People leap to conspiracies and stupidities about "helping out cronies" or "billionaire bankers", when in fact the truth is more complex, and involves millions of people (including homeowners, small time investors, mortgage lenders, appraisers, Wall Street firms, Republicans, Democrats, cheerleading media).
The fundamental thing you have to do to keep the U.S. from being a banana republic is to restore the credit markets and lending. Those 19 stress tested banks account for about 40-50% of credit in the country.
You can take a "F%*K Wall Street and Cronies" attitude, and the economy will never come out of the hole.
Anyone in Obama's position, Republican or Democrat, and serious about fixing the economy, would begin and end with the financial firms.

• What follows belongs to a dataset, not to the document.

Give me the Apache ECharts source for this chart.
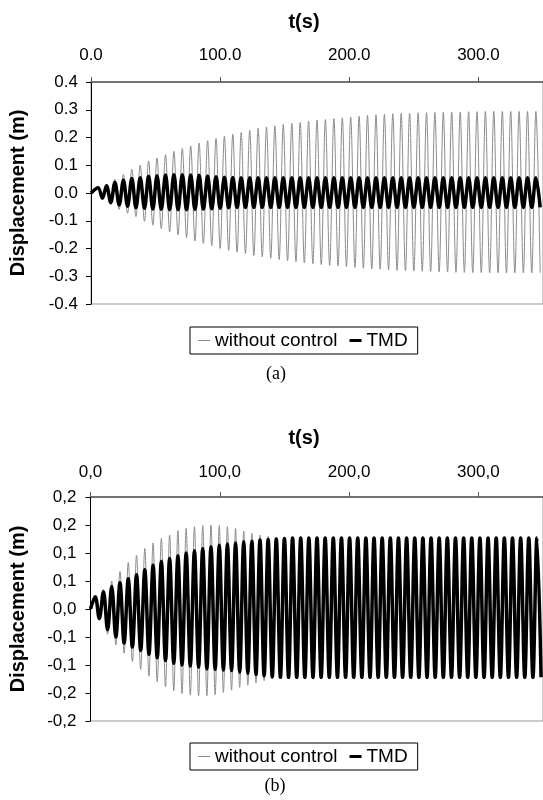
<!DOCTYPE html>
<html><head><meta charset="utf-8">
<script src="https://cdn.jsdelivr.net/npm/echarts@6/dist/echarts.min.js"></script>
<style>
html,body{margin:0;padding:0;background:#fff;width:543px;height:800px;overflow:hidden}
#ca,#cb{position:absolute;left:0;width:543px;height:400px}
#ca{top:0}#cb{top:400px}
</style></head><body>
<div id="ca"></div><div id="cb"></div>
<script>
// ---------- Panel (a): times of successive extrema (s) and displacement values (m)
const tA = [0,
  5.5, 8.8, 12.0, 15.3, 18.5, 21.8, 25.1, 28.3, 31.6, 34.8,
  38.1, 41.4, 44.6, 47.9, 51.1, 54.4, 57.7, 60.9, 64.2, 67.4,
  70.7, 74.0, 77.2, 80.5, 83.7, 87.0, 90.3, 93.5, 96.8, 100.0,
  103.3, 106.6, 109.8, 113.1, 116.3, 119.6, 122.9, 126.1, 129.4, 132.6,
  135.9, 139.2, 142.4, 145.7, 148.9, 152.2, 155.5, 158.7, 162.0, 165.2,
  168.5, 171.8, 175.0, 178.3, 181.5, 184.8, 188.1, 191.3, 194.6, 197.8,
  201.1, 204.4, 207.6, 210.9, 214.1, 217.4, 220.7, 223.9, 227.2, 230.4,
  233.7, 237.0, 240.2, 243.5, 246.7, 250.0, 253.3, 256.5, 259.8, 263.0,
  266.3, 269.6, 272.8, 276.1, 279.3, 282.6, 285.9, 289.1, 292.4, 295.6,
  298.9, 302.2, 305.4, 308.7, 311.9, 315.2, 318.5, 321.7, 325.0, 328.2,
  331.5, 334.8, 338.0, 341.3, 344.5, 347.8];
const withoutA = [0,
  0.018, -0.02, 0.03, -0.042, 0.05, -0.059, 0.067, -0.073, 0.085, -0.085,
  0.10, -0.102, 0.115, -0.116, 0.126, -0.128, 0.138, -0.14, 0.15, -0.151,
  0.161, -0.161, 0.169, -0.173, 0.18, -0.182, 0.188, -0.19, 0.197, -0.2,
  0.205, -0.207, 0.212, -0.213, 0.218, -0.219, 0.226, -0.225, 0.233, -0.23,
  0.238, -0.235, 0.242, -0.24, 0.247, -0.244, 0.251, -0.248, 0.254, -0.252,
  0.259, -0.255, 0.263, -0.258, 0.265, -0.261, 0.268, -0.263, 0.271, -0.266,
  0.274, -0.268, 0.277, -0.271, 0.28, -0.273, 0.282, -0.275, 0.283, -0.277,
  0.286, -0.279, 0.287, -0.28, 0.288, -0.281, 0.289, -0.282, 0.29, -0.283,
  0.29, -0.284, 0.291, -0.285, 0.292, -0.286, 0.292, -0.286, 0.293, -0.287,
  0.293, -0.287, 0.294, -0.288, 0.294, -0.288, 0.294, -0.288, 0.294, -0.288,
  0.294, -0.288, 0.294, -0.288, 0.294, -0.288];
const tmdA = [0,
  0.019, -0.019, 0.026, -0.034, 0.038, -0.043, 0.046, -0.048, 0.052, -0.053,
  0.055, -0.055, 0.06, -0.058, 0.062, -0.059, 0.065, -0.06, 0.066, -0.06,
  0.066, -0.06, 0.065, -0.059, 0.064, -0.058, 0.061, -0.057, 0.059, -0.055,
  0.057, -0.053, 0.056, -0.052, 0.055, -0.052, 0.055, -0.052, 0.055, -0.052,
  0.055, -0.052, 0.055, -0.052, 0.055, -0.052, 0.055, -0.052, 0.055, -0.052,
  0.055, -0.052, 0.055, -0.052, 0.055, -0.052, 0.055, -0.052, 0.055, -0.052,
  0.055, -0.052, 0.055, -0.052, 0.055, -0.052, 0.055, -0.052, 0.055, -0.052,
  0.055, -0.052, 0.055, -0.052, 0.055, -0.052, 0.055, -0.052, 0.055, -0.052,
  0.055, -0.052, 0.055, -0.052, 0.055, -0.052, 0.055, -0.052, 0.055, -0.052,
  0.055, -0.052, 0.055, -0.052, 0.055, -0.052, 0.055, -0.052, 0.055, -0.052,
  0.055, -0.052, 0.055, -0.052, 0.055, -0.052];

// ---------- Panel (b)
const tB = [0,
  3.6, 6.8, 10.0, 13.2, 16.4, 19.6, 22.8, 26.0, 29.2, 32.4,
  35.6, 38.8, 42.0, 45.2, 48.4, 51.6, 54.8, 58.0, 61.2, 64.4,
  67.6, 70.8, 74.0, 77.2, 80.4, 83.6, 86.8, 90.0, 93.2, 96.4,
  99.6, 102.8, 105.9, 109.1, 112.2, 115.4, 118.5, 121.7, 124.8, 128.0,
  131.1, 134.3, 137.4, 140.6, 143.7, 146.9, 150.0, 153.2, 156.3, 159.5,
  162.6, 165.8, 168.9, 172.1, 175.2, 178.4, 181.5, 184.7, 187.8, 191.0,
  194.1, 197.3, 200.4, 203.6, 206.7, 209.9, 213.0, 216.2, 219.3, 222.5,
  225.6, 228.8, 231.9, 235.1, 238.2, 241.4, 244.5, 247.7, 250.8, 254.0,
  257.1, 260.3, 263.4, 266.6, 269.7, 272.9, 276.0, 279.2, 282.3, 285.5,
  288.6, 291.8, 294.9, 298.1, 301.2, 304.4, 307.5, 310.7, 313.8, 317.0,
  320.1, 323.3, 326.4, 329.6, 332.7, 335.9, 339.0, 342.2, 345.3, 348.5];
const withoutB = [0,
  0.022, -0.02, 0.035, -0.045, 0.05, -0.064, 0.067, -0.079, 0.083, -0.094,
  0.096, -0.108, 0.108, -0.12, 0.118, -0.13, 0.126, -0.139, 0.132, -0.146,
  0.14, -0.151, 0.144, -0.154, 0.147, -0.155, 0.149, -0.155, 0.15, -0.153,
  0.149, -0.149, 0.147, -0.145, 0.144, -0.14, 0.139, -0.136, 0.135, -0.132,
  0.132, -0.128, 0.13, -0.125, 0.128, -0.123, 0.126, -0.121, 0.125, -0.12,
  0.124, -0.12, 0.124, -0.12, 0.124, -0.12, 0.124, -0.12, 0.124, -0.12,
  0.124, -0.12, 0.124, -0.12, 0.124, -0.12, 0.124, -0.12, 0.124, -0.12,
  0.124, -0.12, 0.124, -0.12, 0.124, -0.12, 0.124, -0.12, 0.124, -0.12,
  0.124, -0.12, 0.124, -0.12, 0.124, -0.12, 0.124, -0.12, 0.124, -0.12,
  0.124, -0.12, 0.124, -0.12, 0.124, -0.12, 0.124, -0.12, 0.124, -0.12,
  0.124, -0.12, 0.124, -0.12, 0.124, -0.12, 0.124, -0.12, 0.124, -0.12];
const tmdB = [0,
  0.022, -0.017, 0.031, -0.037, 0.04, -0.05, 0.047, -0.061, 0.054, -0.068,
  0.061, -0.074, 0.07, -0.081, 0.078, -0.087, 0.085, -0.092, 0.09, -0.097,
  0.095, -0.1, 0.1, -0.102, 0.104, -0.104, 0.108, -0.107, 0.111, -0.108,
  0.114, -0.109, 0.116, -0.11, 0.118, -0.113, 0.12, -0.115, 0.121, -0.117,
  0.123, -0.119, 0.124, -0.121, 0.125, -0.122, 0.126, -0.122, 0.127, -0.122,
  0.127, -0.122, 0.127, -0.122, 0.127, -0.122, 0.127, -0.122, 0.127, -0.122,
  0.127, -0.122, 0.127, -0.122, 0.127, -0.122, 0.127, -0.122, 0.127, -0.122,
  0.127, -0.122, 0.127, -0.122, 0.127, -0.122, 0.127, -0.122, 0.127, -0.122,
  0.127, -0.122, 0.127, -0.122, 0.127, -0.122, 0.127, -0.122, 0.127, -0.122,
  0.127, -0.122, 0.127, -0.122, 0.127, -0.122, 0.127, -0.122, 0.127, -0.122,
  0.127, -0.122, 0.127, -0.122, 0.127, -0.122, 0.127, -0.122, 0.127, -0.122];

const seriesNames = ['without control', 'TMD'];
const xRange = {min: 0, max: 350, interval: 100};
const yRangeA = {min: -0.4, max: 0.4, interval: 0.1};
const yRangeB = {min: -0.2, max: 0.2, interval: 0.05};

const FONT = '"Liberation Sans", Arial, sans-serif';
const GRAY = '#8c8c8c';

function pairs(t, v) { return t.map((x, i) => [x, v[i]]); }
function fmtDot(v) { return v.toFixed(1); }
function fmtComma(v) {
  const s = v < -1e-9 ? '-' : '';
  const r = Math.round(Math.abs(v) * 10 + 1e-6) / 10;
  return s + r.toFixed(1).replace('.', ',');
}

function makeOption(c) {
  return {
    animation: false,
    backgroundColor: '#fff',
    graphic: [
      {type: 'text', x: c.titleX, y: c.titleY,
       style: {text: 't(s)', font: 'bold 20px ' + FONT, fill: '#000', align: 'center', verticalAlign: 'middle'}},
      {type: 'text', x: c.capX, y: c.capY,
       style: {text: c.caption, font: '18px "Liberation Serif", "Times New Roman", serif', fill: '#000', align: 'center', verticalAlign: 'middle'}}
    ],
    legend: {
      left: 190, top: c.legTop, orient: 'horizontal',
      padding: [4, 10, 4, 8], itemGap: 12, itemWidth: 12, itemHeight: 14,
      borderColor: '#000', borderWidth: 1, borderRadius: 0,
      selectedMode: false,
      textStyle: {fontFamily: FONT, fontSize: 19, color: '#000'},
      data: [
        {name: seriesNames[0], icon: 'path://M0,0M0,6.5L12,6.5L12,7.5L0,7.5ZM12,14', itemStyle: {color: GRAY, borderWidth: 0}},
        {name: seriesNames[1], icon: 'path://M0,0M0,5.5L12,5.5L12,8.5L0,8.5ZM12,14', itemStyle: {color: '#000', borderWidth: 0}}
      ]
    },
    grid: {left: c.left, top: c.top, height: c.h, right: c.right, show: true, borderColor: '#999', borderWidth: 1, backgroundColor: 'transparent'},
    xAxis: {
      type: 'value', position: 'top', min: xRange.min, max: xRange.max, interval: xRange.interval,
      axisLine: {show: true, onZero: false, lineStyle: {color: '#555', width: 1.5}},
      axisTick: {show: true, length: 5, lineStyle: {color: '#555'}},
      axisLabel: {margin: c.xMargin, fontFamily: FONT, fontSize: 17, color: '#000', formatter: c.fmt, showMaxLabel: false},
      splitLine: {show: false}
    },
    yAxis: {
      type: 'value', min: c.yr.min, max: c.yr.max, interval: c.yr.interval,
      axisLine: {show: true, onZero: false, lineStyle: {color: '#000', width: 1}},
      axisTick: {show: true, length: 5, lineStyle: {color: '#000'}},
      axisLabel: {margin: c.yMargin, fontFamily: FONT, fontSize: 17, color: '#000', formatter: c.fmt},
      splitLine: {show: false},
      name: 'Displacement (m)', nameLocation: 'middle', nameGap: c.nameGap,
      nameTextStyle: {fontFamily: FONT, fontSize: 20, fontWeight: 'bold', color: '#000'}
    },
    series: [
      {name: seriesNames[0], type: 'line', data: pairs(c.t, c.wo), symbol: 'none', smooth: 0.35,
       lineStyle: {color: GRAY, width: 1}, itemStyle: {color: GRAY}, z: 2, silent: true},
      {name: seriesNames[1], type: 'line', data: pairs(c.t, c.tmd), symbol: 'none', smooth: 0.35,
       lineStyle: {color: '#000', width: 3.5}, itemStyle: {color: '#000'}, z: 3, silent: true}
    ]
  };
}

const chartA = echarts.init(document.getElementById('ca'), null, {renderer: 'canvas'});
chartA.setOption(makeOption({
  t: tA, wo: withoutA, tmd: tmdA, yr: yRangeA, fmt: fmtDot,
  left: 85, top: 82, h: 222, right: -21.5,
  xMargin: 18, yMargin: 13, nameGap: 63,
  titleX: 304, titleY: 22.5, capX: 276, capY: 374, caption: '(a)', legTop: 327
}));
const chartB = echarts.init(document.getElementById('cb'), null, {renderer: 'canvas'});
chartB.setOption(makeOption({
  t: tB, wo: withoutB, tmd: tmdB, yr: yRangeB, fmt: fmtComma,
  left: 84.5, top: 97, h: 224, right: -21.5,
  xMargin: 16, yMargin: 14, nameGap: 62.5,
  titleX: 304, titleY: 38.5, capX: 275, capY: 386, caption: '(b)', legTop: 343
}));
</script>
</body></html>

When they are functioning, then there are loans for small businesses and consumers. When they are functioning and the credit markets work, even profitable corporations can get the overnight lending they might need or have buyers for their commercial paper.
Further, smart money is actually buying into financials now, as, about one year from now, all their prices will be higher. It's not a matter of kick the can, where Obama is delaying or hiding some future collapse, and trying to sucker in widows and orphans to prop up banks. The ability to raise funds privately is actually the solution to profitability and viability.
"When [financial firms] are functioning, then there are loans for small businesses and consumers."
That's silly. Marshall & Illsey cut its exposure to small business and deadbeat consumers. They have more interesting things to do:
...trust services, brokerage and insurance services, investment management and advisory services, lease financing, wholesale lending, investment services to institutional clients and venture capital, commercial loans and lines of credit, letters of credit, asset-based lending, equipment financing, mezzanine financing, global trade services, treasury management and other financial services to middle market, corporate and public sector clients, secured and unsecured lines of credit, letters of credit, construction loans for commercial and residential development and land acquisition and development loans, separately managed equity and fixed income strategies, managed asset allocation strategies, alternative investments, M&I’s family of mutual funds, manages the financial affairs of ultra high-net-worth individuals and their families, private banking (credit and deposits), investment, estate and tax planning, retirement plan taft-hartley services, not-for-profit services, north star deferred exchange and trust operations outsourcing.
Net revenue for the Investment Bank segment increased to $8.34 billion from $3.01 billion in the previous year, helped by higher investment banking fees and debt underwriting fees as well as an increase in loan syndication fees.
These equity-issuing banks better be able to improve their businesses consistently from here, now that the gov is passing the burden of the bailout onto stockholders, cuz if the bank fundamentals disappoint, WATCH OUT- stocks will plummet once again.
Yes, gov has found a way to buy time, undoubtedly a good thing. We now need real productivity in the economy.
Are consumers also getting more confident? That would boost their spending habits a bit from these levels, but we need more deleveraging, and more jobs, based on business innovations, growth and investment .
Point is- gov is manipulating- what they say is not what is really going on. And the market will not stay fooled or be so willing to play forever.
At higher and higher stock prices, it becomes "where's the beef?"
I read these articles and posts to hear from those who are checking behind the curtain.
And to learn what I might be missing.
Bring on the good news, anyone!
to ramp equities. It has also allowed the ramping
of commodoties and just about doubled the price of oil. Probably
on balance negative for the economy, unless your name was on one
of the checks, in which case what do you care?